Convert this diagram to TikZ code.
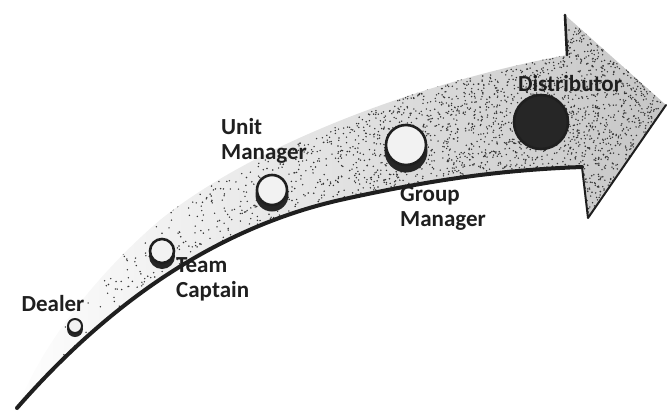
\documentclass[tikz,border=0pt]{standalone}
\usepackage{fontspec}
\setmainfont{Carlito}
\begin{document}
\begin{tikzpicture}[x=1pt,y=-1pt,
  lbl/.style={font=\fontsize{23}{25}\selectfont\bfseries, align=left, inner sep=0pt, text=black!88},
  stage/.style={circle, draw=black!88, line width=2.6pt, fill=gray!10, inner sep=0pt},
  shadowdot/.style={fill=black!85},
  edgeline/.style={draw=black!88, line cap=round, line join=round}
]
\useasboundingbox (0,0) rectangle (667,410);
% stippled body of the arrow
\begin{scope}
  \clip (17,408) .. controls (120,290) and (230,225) .. (340,200)
        .. controls (430,180) and (500,170) .. (582,167)
        -- (588,218) -- (666,105) -- (565,15) -- (567,55)
        .. controls (430,80) and (260,140) .. (160,220)
        .. controls (90,280) and (40,350) .. (17,408) -- cycle;
  \shade[left color=white, right color=gray!45] (0,0) rectangle (667,410);
  \pgfmathsetseed{7}
  \foreach \i in {1,...,5000}{
    \pgfmathsetmacro\ux{rnd}
    \pgfmathsetmacro\dx{17+650*sqrt(\ux)}
    \pgfmathsetmacro\dy{410-315*pow(sqrt(\ux),0.8)+210*(rnd-0.5)}
    \fill[black!80] (\dx,\dy) circle[radius=0.8];
  }
\end{scope}
% edges of the arrow
\draw[edgeline, line width=4pt] (17,408) .. controls (120,290) and (230,225) .. (340,200)
        .. controls (430,180) and (500,170) .. (582,167);
\draw[edgeline, line width=2pt] (582,167) -- (588,218) -- (666,105);
\draw[edgeline, line width=2.6pt] (565,15) -- (567,55);
% stages
\fill[shadowdot] (75,329) circle[radius=8];
\node[stage, minimum size=14pt, line width=2pt] (dealer) at (75,326) {};
\fill[shadowdot] (162,256) circle[radius=13];
\node[stage, minimum size=24pt] (team) at (162,251) {};
\fill[shadowdot] (272,195) circle[radius=16.5];
\node[stage, minimum size=30pt] (unit) at (272,190) {};
\fill[shadowdot] (406,151) circle[radius=21.5];
\node[stage, minimum size=40pt] (group) at (406,145) {};
\node[stage, minimum size=54pt, fill=black!85] (dist) at (541,122) {};
% labels
\node[lbl] (ldealer) at (53,304) {Dealer};
\node[lbl, anchor=west] (lteam) at (176,279) {Team\\Captain};
\node[lbl, anchor=west] (lunit) at (221,141) {Unit\\Manager};
\node[lbl, anchor=west] (lgroup) at (400,208) {Group\\Manager};
\node[lbl] (ldist) at (570,84) {Distributor};
\end{tikzpicture}
\end{document}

● **Instruction**
Write out the listing above exactly as it stands, pictures excluded.

● **Final result**
Convert this diagram to TikZ code.
\documentclass[tikz,border=0pt]{standalone}
\usepackage{fontspec}
\setmainfont{Carlito}
\begin{document}
\begin{tikzpicture}[x=1pt,y=-1pt,
  lbl/.style={font=\fontsize{23}{25}\selectfont\bfseries, align=left, inner sep=0pt, text=black!88},
  stage/.style={circle, draw=black!88, line width=2.6pt, fill=gray!10, inner sep=0pt},
  shadowdot/.style={fill=black!85},
  edgeline/.style={draw=black!88, line cap=round, line join=round}
]
\useasboundingbox (0,0) rectangle (667,410);
% stippled body of the arrow
\begin{scope}
  \clip (17,408) .. controls (120,290) and (230,225) .. (340,200)
        .. controls (430,180) and (500,170) .. (582,167)
        -- (588,218) -- (666,105) -- (565,15) -- (567,55)
        .. controls (430,80) and (260,140) .. (160,220)
        .. controls (90,280) and (40,350) .. (17,408) -- cycle;
  \shade[left color=white, right color=gray!45] (0,0) rectangle (667,410);
  \pgfmathsetseed{7}
  \foreach \i in {1,...,5000}{
    \pgfmathsetmacro\ux{rnd}
    \pgfmathsetmacro\dx{17+650*sqrt(\ux)}
    \pgfmathsetmacro\dy{410-315*pow(sqrt(\ux),0.8)+210*(rnd-0.5)}
    \fill[black!80] (\dx,\dy) circle[radius=0.8];
  }
\end{scope}
% edges of the arrow
\draw[edgeline, line width=4pt] (17,408) .. controls (120,290) and (230,225) .. (340,200)
        .. controls (430,180) and (500,170) .. (582,167);
\draw[edgeline, line width=2pt] (582,167) -- (588,218) -- (666,105);
\draw[edgeline, line width=2.6pt] (565,15) -- (567,55);
% stages
\fill[shadowdot] (75,329) circle[radius=8];
\node[stage, minimum size=14pt, line width=2pt] (dealer) at (75,326) {};
\fill[shadowdot] (162,256) circle[radius=13];
\node[stage, minimum size=24pt] (team) at (162,251) {};
\fill[shadowdot] (272,195) circle[radius=16.5];
\node[stage, minimum size=30pt] (unit) at (272,190) {};
\fill[shadowdot] (406,151) circle[radius=21.5];
\node[stage, minimum size=40pt] (group) at (406,145) {};
\node[stage, minimum size=54pt, fill=black!85] (dist) at (541,122) {};
% labels
\node[lbl] (ldealer) at (53,304) {Dealer};
\node[lbl, anchor=west] (lteam) at (176,279) {Team\\Captain};
\node[lbl, anchor=west] (lunit) at (221,141) {Unit\\Manager};
\node[lbl, anchor=west] (lgroup) at (400,208) {Group\\Manager};
\node[lbl] (ldist) at (570,84) {Distributor};
\end{tikzpicture}
\end{document}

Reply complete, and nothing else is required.